Thursday, February 11, 2016

Living Our Story in an Instagram Age: or Lessons from a Horse and His Boy


 
Have you ever read A Horse and His Boy by C.S. Lewis? If not I encourage you to. Actually I would encourage any one who hasn't read through the entire Chronicles of Narnia series to do so. It will change the way you see the world. I promise.

Depending on what order you are reading the series A Horse and His Boy is either the third book you read (if read chronologically) or the fifth book you read (if read in the order written). Either way it is an interesting departure from the formula used in all the other books. In each of the six other books children from our world are transported to a magical world. In A Horse and His Boy however, all of the characters are from the world that contains Narnia.

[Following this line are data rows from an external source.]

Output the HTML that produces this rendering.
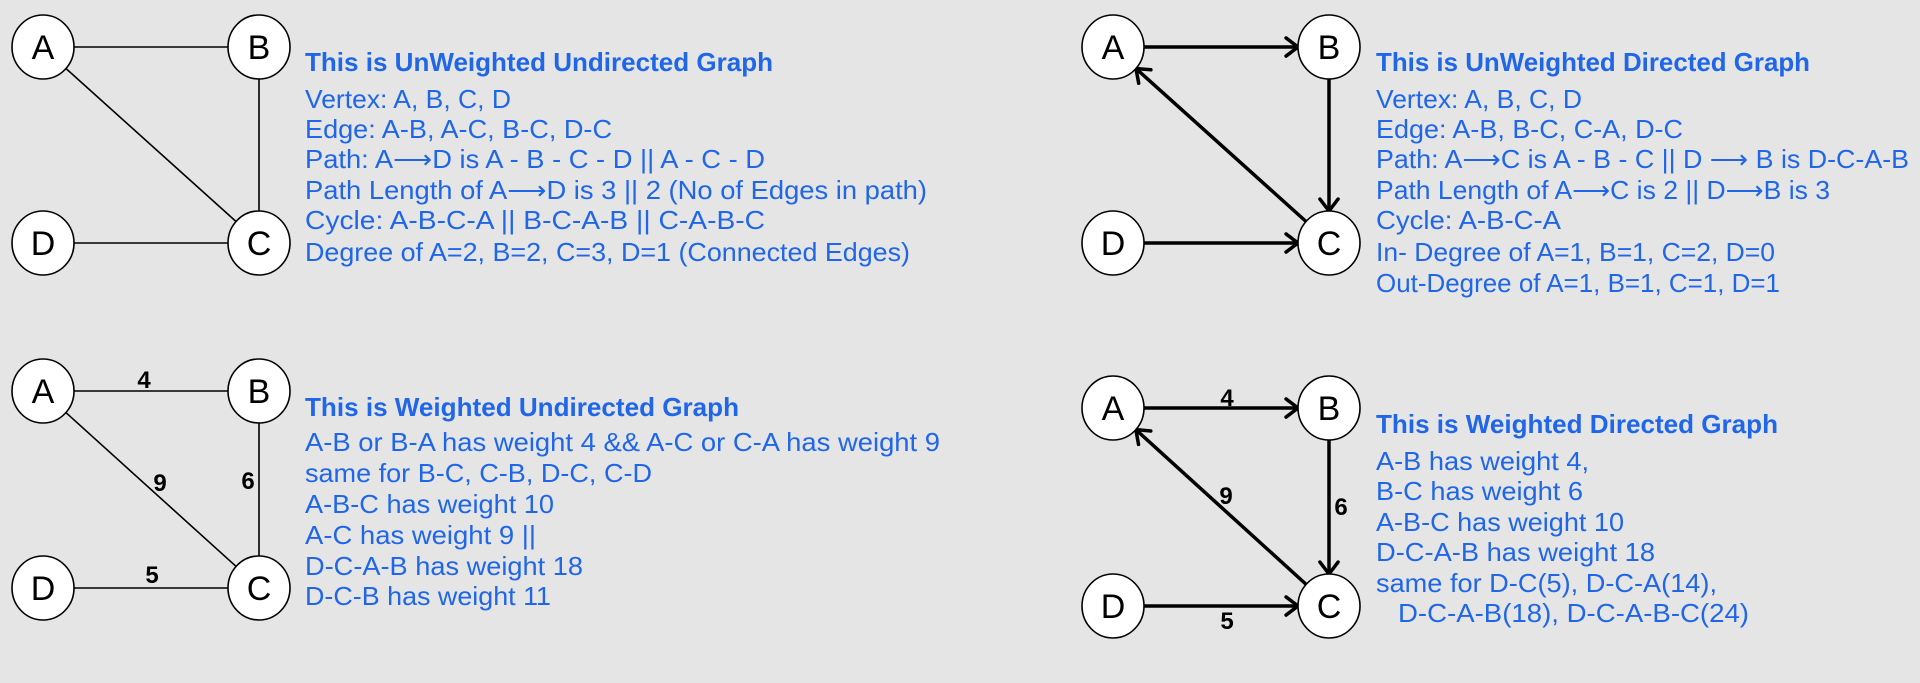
<!DOCTYPE html>
<html><head><meta charset="utf-8"><style>
html,body{margin:0;padding:0;background:#e5e5e5;}
svg{display:block;}
.t{font-family:"Liberation Sans",sans-serif;fill:#1f66e8;font-size:26px;}
.tb{font-weight:bold;}
.nl{font-family:"Liberation Sans",sans-serif;font-size:34px;fill:#000;text-anchor:middle;}
.wl{font-family:"Liberation Sans",sans-serif;font-size:24px;font-weight:bold;fill:#000;text-anchor:middle;}
</style></head><body>
<svg id="s" width="1920" height="683" viewBox="0 0 1920 683" xmlns="http://www.w3.org/2000/svg">
<rect width="1920" height="683" fill="#e5e5e5"/>
<g id="edges"></g><g id="nodes"></g><g id="texts"></g>
</svg>
<script>
const NS="http://www.w3.org/2000/svg";
const graphNames=["unweighted-undirected","unweighted-directed","weighted-undirected","weighted-directed"];
const graphX=[[43,259],[1113,1329],[43,259],[1113,1329]];
const graphY=[[47,243],[47,243],[391,588],[408,606]];
const directed=[false,true,false,true];
const edgeList=[[["A","B"],["A","C"],["B","C"],["D","C"]],[["A","B"],["B","C"],["C","A"],["D","C"]],[["A","B"],["A","C"],["B","C"],["D","C"]],[["A","B"],["B","C"],["C","A"],["D","C"]]];
const weights=[null,null,[4,9,6,5],[4,6,9,5]];
const weightPos=[null,null,[[144,388],[160,491],[248,489],[152,583]],[[1227,406],[1341,515],[1226,504],[1227,629]]];
const texts=[
 {x:305,y:[62,99,129,159,190,220,252],w:[468,206,307,460,622,460,605],s:["This is UnWeighted Undirected Graph","Vertex: A, B, C, D","Edge: A-B, A-C, B-C, D-C","Path: A\u27F6D is A - B - C - D || A - C - D","Path Length of A\u27F6D is 3 || 2  (No of Edges in path)","Cycle: A-B-C-A || B-C-A-B || C-A-B-C","Degree of A=2, B=2, C=3, D=1 (Connected Edges)"]},
 {x:1376,y:[62,99,129,159,190,220,252,283],w:[434,206,307,533,454,185,399,404],s:["This is UnWeighted Directed Graph","Vertex: A, B, C, D","Edge: A-B, B-C, C-A, D-C","Path: A\u27F6C is A - B - C || D \u27F6 B is D-C-A-B","Path Length of A\u27F6C is 2 || D\u27F6B is 3","Cycle: A-B-C-A","In- Degree of A=1, B=1, C=2, D=0","Out-Degree of A=1, B=1, C=1, D=1"]},
 {x:305,y:[407,442,473,504,535,566,596],w:[434,635,347,249,231,278,246],s:["This is Weighted Undirected Graph","A-B or B-A has weight 4 && A-C or C-A has weight 9","same for B-C, C-B, D-C, C-D","A-B-C has weight 10","A-C has weight 9 ||","D-C-A-B has weight 18","D-C-B has weight 11"]},
 {x:1376,y:[424,461,491,522,552,583,613],w:[402,213,207,248,279,341,351],s:["This is Weighted Directed Graph","A-B has weight 4,","B-C has weight 6","A-B-C has weight 10","D-C-A-B has weight 18","same for D-C(5), D-C-A(14),","D-C-A-B(18), D-C-A-B-C(24)"]}
];
const textIndent=[[],[],[],[0,0,0,0,0,0,22]];
const E=document.getElementById('edges'),N=document.getElementById('nodes'),T=document.getElementById('texts');
function mk(t,a){const e=document.createElementNS(NS,t);for(const k in a)e.setAttribute(k,a[k]);return e;}
const RX=31,RY=32;
for(let g=0;g<4;g++){
 const [x0,x1]=graphX[g],[y0,y1]=graphY[g];
 const pos={A:[x0,y0],B:[x1,y0],C:[x1,y1],D:[x0,y1]};
 const sw=directed[g]?3.5:1.6;
 edgeList[g].forEach((ed,i)=>{
  const p=pos[ed[0]],q=pos[ed[1]];
  const dx=q[0]-p[0],dy=q[1]-p[1],L=Math.hypot(dx,dy),ux=dx/L,uy=dy/L;
  const sx=p[0]+ux*RX,sy=p[1]+uy*RY,ex=q[0]-ux*RX,ey=q[1]-uy*RY;
  const ln=mk('line',{x1:sx,y1:sy,x2:ex,y2:ey,stroke:'#000','stroke-width':sw});
  
  
  E.appendChild(ln);
  if(directed[g]){
   const a=Math.atan2(uy,ux),h=15,sp=0.65;
   const pts=[[ex-h*Math.cos(a-sp),ey-h*Math.sin(a-sp)],[ex,ey],[ex-h*Math.cos(a+sp),ey-h*Math.sin(a+sp)]];
   const ah=mk('polyline',{points:pts.map(p=>p.join(',')).join(' '),fill:'none',stroke:'#000','stroke-width':3.5,'stroke-linecap':'round','stroke-linejoin':'round'});
   
   
   E.appendChild(ah);
  }
  if(weights[g]){
   const wl=mk('text',{x:weightPos[g][i][0],y:weightPos[g][i][1],class:'wl'});
   wl.textContent=weights[g][i];
   
   
   E.appendChild(wl);
  }
 });
 for(const k of ["A","B","C","D"]){
  const grp=mk('g',{});
  
  
  grp.appendChild(mk('ellipse',{cx:pos[k][0],cy:pos[k][1],rx:RX,ry:RY,fill:'#fff',stroke:'#000','stroke-width':1.6}));
  const tx=mk('text',{x:pos[k][0],y:pos[k][1]+12,class:'nl'});tx.textContent=k;grp.appendChild(tx);
  N.appendChild(grp);
 }
 const td=texts[g];
 td.s.forEach((s,i)=>{
  const ind=(textIndent[g][i]||0);
  const t=mk('text',{x:td.x+ind,y:td.y[i]+9,class:i===0?'t tb':'t',textLength:td.w[i],lengthAdjust:'spacingAndGlyphs'});
  t.textContent=s;
  
  
  T.appendChild(t);
 });
}
</script>
</body></html>
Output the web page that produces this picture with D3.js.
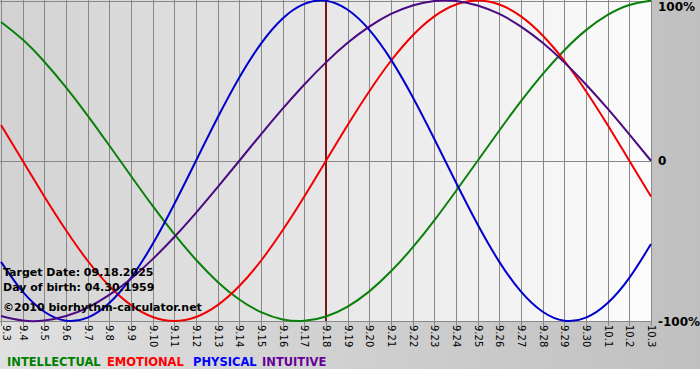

In this unique book Lewis explores the concept and idea of story in a number of ways. Particularly the idea that we each have our own story, and that we are never told stories that are not our own. Over and over people tell their stories and . in some case, have their stories told to them. Each story raises questions and you are left with the realization that even our own stories can never fully be understood when they over lap with the story of someone else.

“Child,' said the Lion, 'I am telling you your story, not hers. No one is told any story but their own.”
C.S.Lewis A Horse and His Boy

There is no way that when C.S. Lewis wrote his book in the early '50s that he could have even imagined the world of social media we live in. Now days our stories aren't just told around kitchen tables or on park benches. Our stories are being told daily, moment by moment on a variety of social network platforms.

This is so much beauty in this. So often it isn't until we share our stories with others and hear a much hoped for “me to” that we find meaning and healing in our own stories.

This constant story telling also poses a danger. It is so easy to see a picture on Instagram or a few moments on Periscope and think we have the whole story. Even when it is a dear friend and I know the story is deeper than what I am seeing, it is so easy to forget.

It is so easy to wonder...
“Why them?”
“Why not me?”
“What are they doing right?”
“What am I doing wrong?”

It is so easy to long for a story that is not my own.
To get caught up in the snapshots of beauty and forget about the hard work behind them.

And so I remind myself over and over.
To live MY adventure.
To full enter into MY story.

“No one is told any story but their own.”


1 comment:

  1. What a lovely thoughtful post! The Horse and His Boy is one of our favorites and I love this concept that you've pulled from it. Thank you!